Using creativity in the classroom also helps students connect between subjects; it allows you, as the teacher, to blur the lines, bringing relevant ideas from other classes into your science lab.

It also helps students connect new information to what they’ve already learned.


Creativity and project-based learning 

While understanding that creativity is essential— even in science— one of the best ways to instill creative thinking in your science students is through projects.

Getting students hands-on with science lets them learn the art of experimentation and allows them to practice some out-of-the-box thinking.

The most creative scientists are those who can take hard facts and turn them on their heads.

They can see something lurking in the data that nobody else has noticed, creating a unique hypothesis.

Encouraging students to think this way requires practice, and a project-based learning strategy is a great way to make this all come together organically.

This pairing works because project-based learning is more than just tossing in an activity here and there. It’s about infusing the entire curriculum with a project-based approach.

Crafting activities students work on over a more extended period of time so that they can put more thought into them is a tenant of project-based learning. 

This lends itself readily to a science classroom and creative thinking.


Creating opportunities for out-of-the-box thinking

Another significant piece of PBL that has considerable benefits in the science classroom is the learning strategy’s pliability to incorporate the real world.

Tying science to real-world examples in a hands-on environment helps students see how the concepts apply to them.

You can show students science in their own lives or their own community, then ask them to get creative in solving local issues or even strategizing ways to address potential problems.

You’re giving them the tools to think about the issue in a general way and the scenario where they need creativity to apply those tools.

With one easy prompt, you’ve incorporated all the tenants of PBL and gotten students to really think.

Creativity examples

Examples of science activities that involve creative thinking are vast since creativity is applicable in every sect of science thanks to the hypothesis.

Whether they’re reimagining the big picture, focusing on a single component, deciding what direction to take, or making guesses, all of which require much creative thinking.

Not only must you imagine what the outcomes could be, but you have to create the method to get from your hypothesis to the solution.

From the hypothesis comes the application, a great place to really drive home the connection between science and original thought. To do this, the best type of project asks students to create something entirely new.

For example, ask students to create their own sundial after teaching them about the Earth’s rotation and the orbit of our moon and sun.

Then ask them:

Does your sundial give an accurate time when tested?

Why did you pick these specific materials?

If the time wasn’t accurate, what adjustments did you make to address the issue?


Through an activity like this, students learn some science, are given complete freedom to apply it, and then have to explain why it worked/didn’t work and how they managed that.

This is the essence of scientific exploration.

Even when there’s no easy connection between a concept and creative thinking, there’s always a way to kick things up a notch.

How? The answer is art.

Creativity in the science classroom is easy to achieve if students are asked to display data.

They may only be working with hard facts and data points, but figuring out how to map that information so it’s easy to understand visually requires much thinking.

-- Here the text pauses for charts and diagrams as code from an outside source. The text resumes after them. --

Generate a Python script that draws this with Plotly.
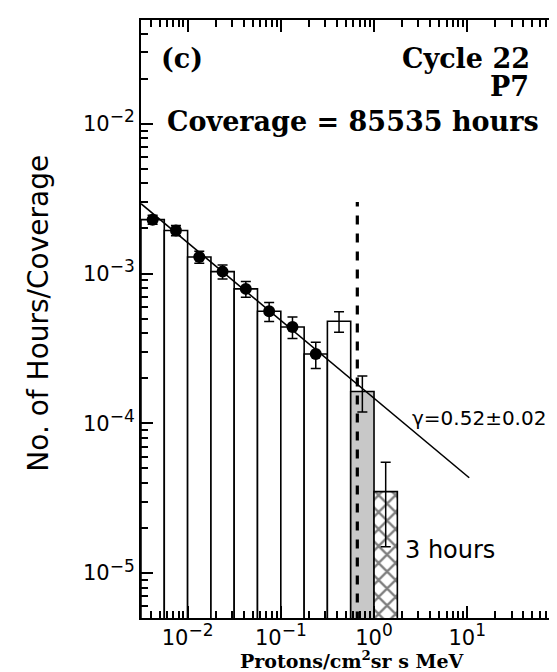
import numpy as np
import plotly.graph_objects as go

# ---------------- data ----------------
coverage_hours = 85535
bin_edges = [0.00316, 0.00562, 0.0100, 0.0178, 0.0316, 0.0562, 0.100,
             0.178, 0.316, 0.562, 1.00, 1.78]
values = [2.29e-3, 1.94e-3, 1.29e-3, 1.03e-3, 7.9e-4, 5.6e-4, 4.4e-4,
          2.9e-4, 4.8e-4, 1.63e-4, 3.5e-5]
errors = [1.6e-4, 1.5e-4, 1.2e-4, 1.1e-4, 9.6e-5, 8.1e-5, 7.2e-5,
          5.8e-5, 7.5e-5, 4.4e-5, 2.0e-5]
bar_style = ["white"] * 9 + ["gray", "hatch"]
fit_points = [True] * 8 + [False] * 3
fit_x = [0.00316, 10.5]
fit_y = [2.93e-3, 4.33e-5]
threshold_x = 0.662
threshold_top = 3.0e-3
y_floor = 1e-7

x_tickvals = [1e-2, 1e-1, 1e0, 1e1]
x_exps = ["−2", "−1", "0", "1"]
y_tickvals = [1e-5, 1e-4, 1e-3, 1e-2]
y_exps = ["−5", "−4", "−3", "−2"]

def pow_label(e):
    return "10<sup><span style='font-size:17px'>" + e + "</span></sup>"

# ---------------- figure ----------------
fig = go.Figure()

for i, v in enumerate(values):
    lo, hi = bin_edges[i], bin_edges[i + 1]
    style = bar_style[i]
    kw = dict(fillcolor="white")
    if style == "gray":
        kw = dict(fillcolor="#c8c8c8")
    elif style == "hatch":
        kw = dict(fillcolor="white",
                  fillpattern=dict(shape="x", fgcolor="black", bgcolor="white",
                                   size=12, solidity=0.35))
    fig.add_trace(go.Scatter(
        x=[lo, lo, hi, hi, lo], y=[y_floor, v, v, y_floor, y_floor],
        mode="lines", fill="toself", line=dict(color="black", width=1.6),
        hoverinfo="skip", showlegend=False, **kw))

centers = [float(np.sqrt(bin_edges[i] * bin_edges[i + 1])) for i in range(len(values))]

# threshold dashed line
fig.add_trace(go.Scatter(
    x=[threshold_x, threshold_x], y=[y_floor, threshold_top], mode="lines",
    line=dict(color="black", width=3.2, dash="9px,9px"), showlegend=False))

# fit line
fig.add_trace(go.Scatter(x=fit_x, y=fit_y, mode="lines",
                         line=dict(color="black", width=1.6), showlegend=False))

# error bars without markers
fig.add_trace(go.Scatter(
    x=[c for c, f in zip(centers, fit_points) if not f],
    y=[v for v, f in zip(values, fit_points) if not f],
    mode="markers", marker=dict(size=1, color="rgba(0,0,0,0)"),
    error_y=dict(type="data", array=[e for e, f in zip(errors, fit_points) if not f],
                 color="black", thickness=1.5, width=5),
    showlegend=False))

# points used in fit
fig.add_trace(go.Scatter(
    x=[c for c, f in zip(centers, fit_points) if f],
    y=[v for v, f in zip(values, fit_points) if f],
    mode="markers", marker=dict(size=12, color="black", symbol="circle"),
    error_y=dict(type="data", array=[e for e, f in zip(errors, fit_points) if f],
                 color="black", thickness=1.5, width=5),
    showlegend=False))

def minor_vals(lo_exp, hi_exp):
    out = []
    for e in range(lo_exp, hi_exp + 1):
        for m in range(2, 10):
            out.append(m * 10.0 ** e)
    return out

x_range = [-2.5, 2.006]
y_range = [-5.3, -1.307]

fig.update_xaxes(type="log", range=x_range, showline=True, linecolor="black", linewidth=2,
                 mirror="allticks", ticks="inside", ticklen=12, tickwidth=2,
                 tickcolor="black", showgrid=False, zeroline=False, tickmode="array",
                 tickvals=x_tickvals, ticktext=[pow_label(e) for e in x_exps],
                 tickfont=dict(family="DejaVu Sans", size=21, color="black"),
                 minor=dict(ticks="inside", ticklen=7, tickwidth=1.6, tickcolor="black",
                            tickmode="array", tickvals=minor_vals(-3, 1)))
fig.update_yaxes(type="log", range=y_range, showline=True, linecolor="black", linewidth=2,
                 mirror="allticks", ticks="inside", ticklen=12, tickwidth=2,
                 tickcolor="black", gridcolor="rgba(0,0,0,0)", tickmode="array",
                 tickvals=y_tickvals, ticktext=[pow_label(e) for e in y_exps],
                 tickfont=dict(family="DejaVu Sans", size=21, color="black"),
                 minor=dict(ticks="inside", ticklen=7, tickwidth=1.6, tickcolor="black",
                            tickmode="array", tickvals=minor_vals(-6, -2),
                            gridcolor="rgba(0,0,0,0)"))

serif = dict(family="DejaVu Serif", size=27, color="black")
ann = [
    dict(text="<b>(c)</b>", x=0.043, y=0.936, xanchor="left", yanchor="middle", font=serif),
    dict(text="<b>Cycle 22</b>", x=0.932, y=0.936, xanchor="right", yanchor="middle", font=serif),
    dict(text="<b>P7</b>", x=0.928, y=0.888, xanchor="right", yanchor="middle", font=serif),
    dict(text="<b>Coverage = 85535 hours</b>", x=0.953, y=0.830, xanchor="right",
         yanchor="middle", font=serif),
    dict(text="γ=0.52±0.02", x=0.970, y=0.334, xanchor="right", yanchor="middle",
         font=dict(family="DejaVu Sans", size=20, color="black")),
    dict(text="3 hours", x=0.6246, y=0.1137, xanchor="left", yanchor="middle",
         font=dict(family="DejaVu Sans", size=24, color="black")),
    dict(text="No. of Hours/Coverage", x=-0.246, y=0.51, xanchor="center", yanchor="middle",
         textangle=-90, font=dict(family="DejaVu Sans", size=28, color="black")),
    dict(text="<b>Protons/cm<sup>2</sup>sr s MeV</b>", x=0.504, y=-0.070, xanchor="center",
         yanchor="middle", font=dict(family="DejaVu Serif", size=19, color="black")),
]
for a in ann:
    a.update(xref="paper", yref="paper", showarrow=False)
fig.update_layout(annotations=ann)

fig.update_layout(width=557, height=672, margin=dict(l=133, r=2, t=12, b=62),
                  plot_bgcolor="white", paper_bgcolor="white")

fig.write_html("out.html")
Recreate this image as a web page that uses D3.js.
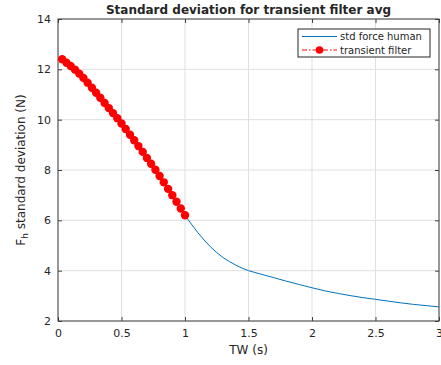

Creative thinking is really what scientists do

When we think about the science we know today, it’s easy to forget that at some point in history, what we know as facts were just creative ideas that still needed testing.

Thinking of Darwin, Einstein, Curie, Tesla (and so many others) — they brought new ideas into existence that have changed the world.

This is why creative thinking and science go hand-in-hand.

This is why teaching science shouldn’t be just about data and facts; it should be about how to use all that information to its greatest potential.

It’s about how those facts can inspire the next generation to think creatively like a scientist.